There have been a few issues lately with broken links in docs (e.g. #20818, #21019). We should investigate automated checking of links in generated or published docs.
Comment From: dreis2211
I used http://validator.w3.org/checklink today to find hopefully one last issue. Maybe you can take a look at that for inspiration and/or validation of results.

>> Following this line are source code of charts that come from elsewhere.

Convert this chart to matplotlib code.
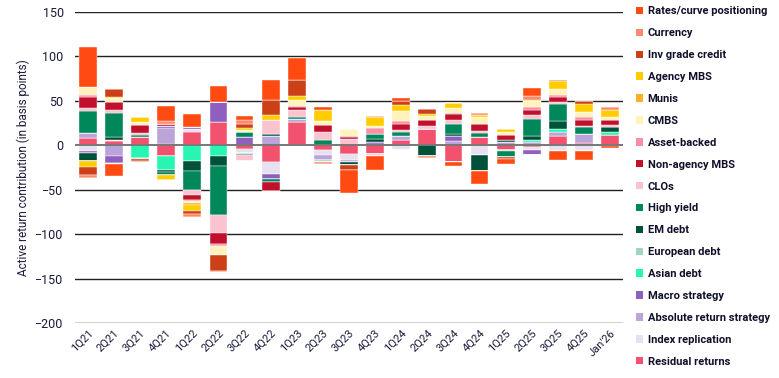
import numpy as np
import matplotlib
matplotlib.use("Agg")
import matplotlib.pyplot as plt
from matplotlib.patches import Patch

plt.rcParams['font.family'] = ['Roboto', 'DejaVu Sans']

# Dane
periods = ["1Q21", "2Q21", "3Q21", "4Q21", "1Q22", "2Q22", "3Q22", "4Q22", "1Q23", "2Q23", "3Q23",
           "4Q23", "1Q24", "2Q24", "3Q24", "4Q24", "1Q25", "2Q25", "3Q25", "4Q25", "Jan'26"]

categories = ["Rates/curve positioning", "Currency", "Inv grade credit", "Agency MBS", "Munis", "CMBS",
              "Asset-backed", "Non-agency MBS", "CLOs", "High yield", "EM debt", "European debt",
              "Asian debt", "Macro strategy", "Absolute return strategy", "Index replication",
              "Residual returns"]

colors = ["#FF4A12", "#FF8A6A", "#CC4018", "#FFCC00", "#F9B02A", "#FFF2BB", "#F78FA7", "#C0102B",
          "#FBC3CF", "#00875A", "#00513A", "#9ED6BF", "#27F5B2", "#8F5FBF", "#BBA4D8", "#E6E0F0",
          "#F2526E"]

rates = [44.6, -13.9, 0, 16.5, 15, 18.4, 3.8, 23.3, 24.8, 2.6, -26.5, -15.8, 3.8, 0, -4.1, -13.9, -5.3, 9.4, -9.4, -10.9, -2.6]
currency = [-3.7, 0, -1.9, 3, -3.8, -1.1, 4.5, 0, 0, -3, 0, 1.1, 0, -2.6, 0, 2.2, 0, 3.8, 0, 0, 2.6]
inv_grade = [-8.3, 9, -1.9, 0, -2.9, -18.8, 5.6, 16.1, 17.6, 0, -4.9, 0, 3.8, 5.6, 0, 0, -2.3, 0, 1.9, 3, 0]
agency_mbs = [-7.5, 1.5, 6, -4.9, -7.5, 0, 1.9, 5.6, 3.8, 13.1, 0, 9.4, 7.5, 1.9, 5.6, 2, 2.3, 1.9, 8.6, 9.4, 8.3]
munis = [0, 0, 0, 0, -1.9, 0, 0, 0, 0, 0, 0, 0, 0, 0, 0, 0, 0, 0, 0, 0, 0]
cmbs = [8.6, 4, 2.6, 0, -2.2, -9.4, 2.3, -1.1, 6.8, 4.5, 7.9, 2.6, 11.3, 5.3, 5.6, 8.3, 3.4, 6.4, 6.4, 5.3, 3]
asset_backed = [2.5, 0, 0, 0, -1.1, -3, 0, 0, 1.5, 0, 1.9, 6.8, 2.6, 0, 0.8, 0, 0, 3, 3, 3.8, 0]
non_agency = [12.4, 9.4, 9, 3, -6, -12, 0, -10.5, 3, 7.5, 1.9, 0, 6.8, 6, 7.5, 7.5, 5.6, 5.6, 5.6, 6, 6.4]
clos = [3.7, 3.7, 3, 0, -5.6, -20.6, -6.8, 15.8, 8.3, 8.6, 7.1, -2.3, 3, 3.8, 3.8, 2.6, 0.8, 4.9, 2.6, 1.9, 1.9]
high_yield = [24.4, 27, 2.3, -3.7, -21.4, -54.4, 5.3, -3.8, 1.9, 6.4, -0.8, 5.6, 4.5, 0, 11.6, 4.9, -6.4, 19.5, 18.8, 7.1, 0]
em_debt = [-8.6, 2.3, -1.1, -1.9, -11.3, -11.3, -1.5, 2.2, 0, 0, -2.6, 3.4, 0, -11.6, 2.6, -18, 2.3, 3.8, 8.3, 0, 5.6]
european = [0, 0, 0, 0, 0, 0, -1, 0, 0, -1.5, 0, 0, 0, 0, 0, 0, -1.9, 0, 0, 0, 0]
asian = [0, -1, -14.3, -16.5, -17.3, -12.4, 0, 0, 0, 0, 0, 0, 0, 0, 0, 0, 0, 3, 3.8, 0, 3]
macro = [-1.9, -8.3, 0, 1.9, 1.9, 22.9, 9.4, -5.6, 0, -1, 0, 1.9, 0, 0, 4.9, -0.8, 0, -4.9, 0, 0, 0]
abs_return = [5.6, -11.6, 0, 17.6, 0, 0, 0, 10.9, 4.1, -4.9, -3, 1.7, 4.5, 0, 5.3, 0, 3.4, 3.4, 4.9, 10.5, 0]
index_repl = [-6.8, 2, 0, 1.9, 3.7, 0, -4.9, -13.1, 0, -5.6, -6.8, 0, -4.9, 0, 0, -10.5, 0, -3.8, -6.8, -6, -1]
residual = [8.3, 4.5, 9, -11.6, 15, 25.9, -3.8, -18.8, 25.9, -5.6, -9.4, -9.4, 5.6, 18.4, -18.8, 9, -4.9, -1.9, 10.1, 2.6, 12]

series = [rates, currency, inv_grade, agency_mbs, munis, cmbs, asset_backed, non_agency, clos,
          high_yield, em_debt, european, asian, macro, abs_return, index_repl, residual]

dpi = 100
fig = plt.figure(figsize=(779 / dpi, 378 / dpi), dpi=dpi)
ax = fig.add_axes([0.096, 0.1455, 0.704, 0.8228])

x = np.arange(len(periods))
pos_bottom = np.zeros(len(periods))
neg_bottom = np.zeros(len(periods))

# stacking od ostatniej kategorii (Residual) do pierwszej (Rates)
for name, col, vals in reversed(list(zip(categories, colors, series))):
    v = np.array(vals, dtype=float)
    pos = np.where(v > 0, v, 0)
    neg = np.where(v < 0, v, 0)
    ax.bar(x, pos, 0.68, bottom=pos_bottom, color=col, edgecolor='white', linewidth=0.3, zorder=2)
    ax.bar(x, neg, 0.68, bottom=neg_bottom, color=col, edgecolor='white', linewidth=0.3, zorder=2)
    pos_bottom += pos
    neg_bottom += neg

ax.set_xlim(-0.5, len(periods) - 0.5)
ax.set_ylim(-200, 150)
ax.set_yticks(np.arange(-200, 151, 50))
for yv in np.arange(-200, 151, 50):
    if yv == 0:
        ax.axhline(yv, color='#777777', linewidth=1.4, zorder=3)
    else:
        ax.axhline(yv, color='#222222', linewidth=1.0, zorder=1)

for s in ax.spines.values():
    s.set_visible(False)
ax.tick_params(axis='both', length=0, colors='#1b1b3a', labelsize=9)
ax.tick_params(axis='y', pad=8)
ax.set_xticks(x)
ax.set_xticklabels(periods, rotation=45, ha='right', rotation_mode='anchor', fontsize=8)
ax.set_ylabel("Active return contribution (in basis points)", fontsize=8.5, color='#1b1b3a')

handles = [Patch(facecolor=c, edgecolor='none') for c in colors]
leg = ax.legend(handles, categories, loc='upper left', bbox_to_anchor=(1.005, 1.05), frameon=False,
                handlelength=0.65, handleheight=0.65, handletextpad=0.4, labelspacing=1.07,
                prop={'family': 'Roboto', 'weight': 'bold', 'size': 8})
for t in leg.get_texts():
    t.set_color('#10102a')

fig.savefig("out.png", dpi=dpi)
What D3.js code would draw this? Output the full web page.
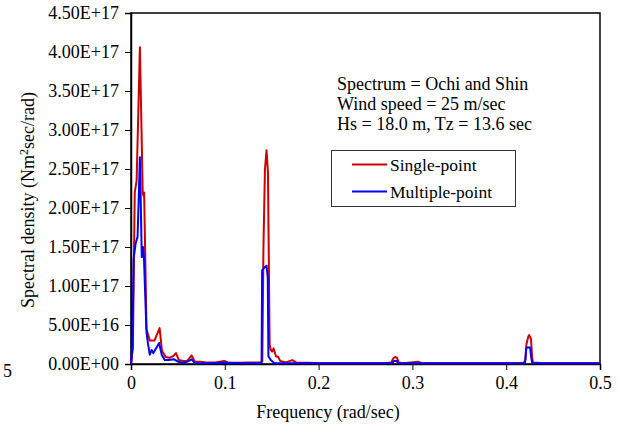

As you can see there are some URLs which are generally reachable via Browser, but not if you simply curl against them, e.g.:
curl -I https://redis.io
HTTP/1.1 404 Not Found
Server: nginx/1.10.2
Date: Wed, 22 Apr 2020 16:50:24 GMT
Content-Length: 3673
Connection: keep-alive
Comment From: wilkinsona
Interesting finding. Thanks, @dreis2211. Looks like redis.io changes behaviour based on the User-Agent
. It 404s for HEAD
requests too. It responds with a 200 for GET
or HEAD
if you spoof the user agent and pretend to be a browser.
Comment From: dreis2211
Yeah, there are some which are also behind HTTP Basic auth. My point being: Some URLs are false positives and require a bit more magic than others for an eventual tooling.
Comment From: danielmenezesbr
Istio.io [1] [2] uses html-proofer and linkinator to test rendered HTML files to make sure they're accurate.